Já o art. 133 da CF pontifica que “o advogado é indispensável à administração da justiça, sendo inviolável por seus atos e manifestações no exercício da profissão, nos limites da lei”. Essa vinculação se mantém no arcabouço infraconstitucional, a começar pela Lei no 8.906/1994, que dispõe sobre o Estatuto da OAB. Não há ali qualquer prerrogativa que não tenha, como pano de fundo, a supremacia dos interesses dos cidadãos.

Com o mesmo espírito, a Lei no 13.869/2019, conhecida como Lei de Abuso de Autoridade, tornou crime violações a prerrogativas dos advogados – conduta que visa, na realidade, preservar o devido processo legal e o direito que todos têm à defesa, independentemente da culpa que venha a ser assentada em juízo. 

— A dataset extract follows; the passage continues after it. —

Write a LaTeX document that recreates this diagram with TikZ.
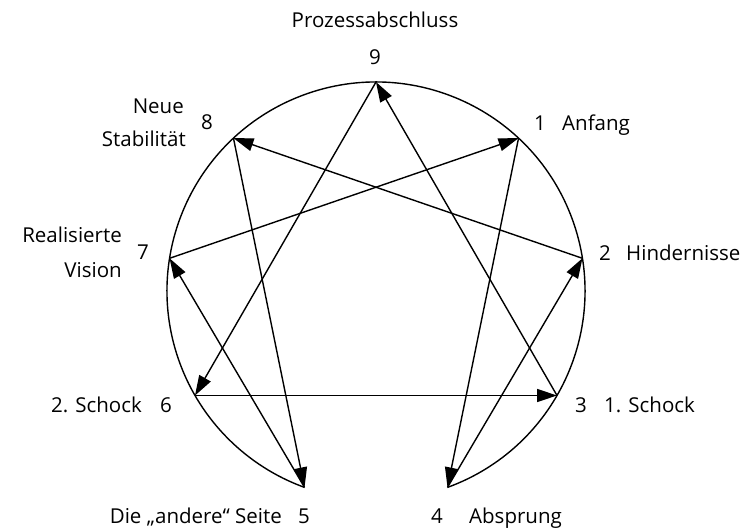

Que a simbologia deste Mês do Trabalhador, aliada à memória de Roberto Caldart, guerreiro martirizado no campo de batalha, nos inspire a não abdicarmos de nenhuma garantia, a não esmorecermos diante do arbítrio, a não silenciarmos frente aos abusos. Guardiãs de Nayaras e Orcélios, as prerrogativas da advocacia constituem um pilar do regime democrático – e recuos abrem espaços para o autoritarismo. Sigamos fortes e resilientes.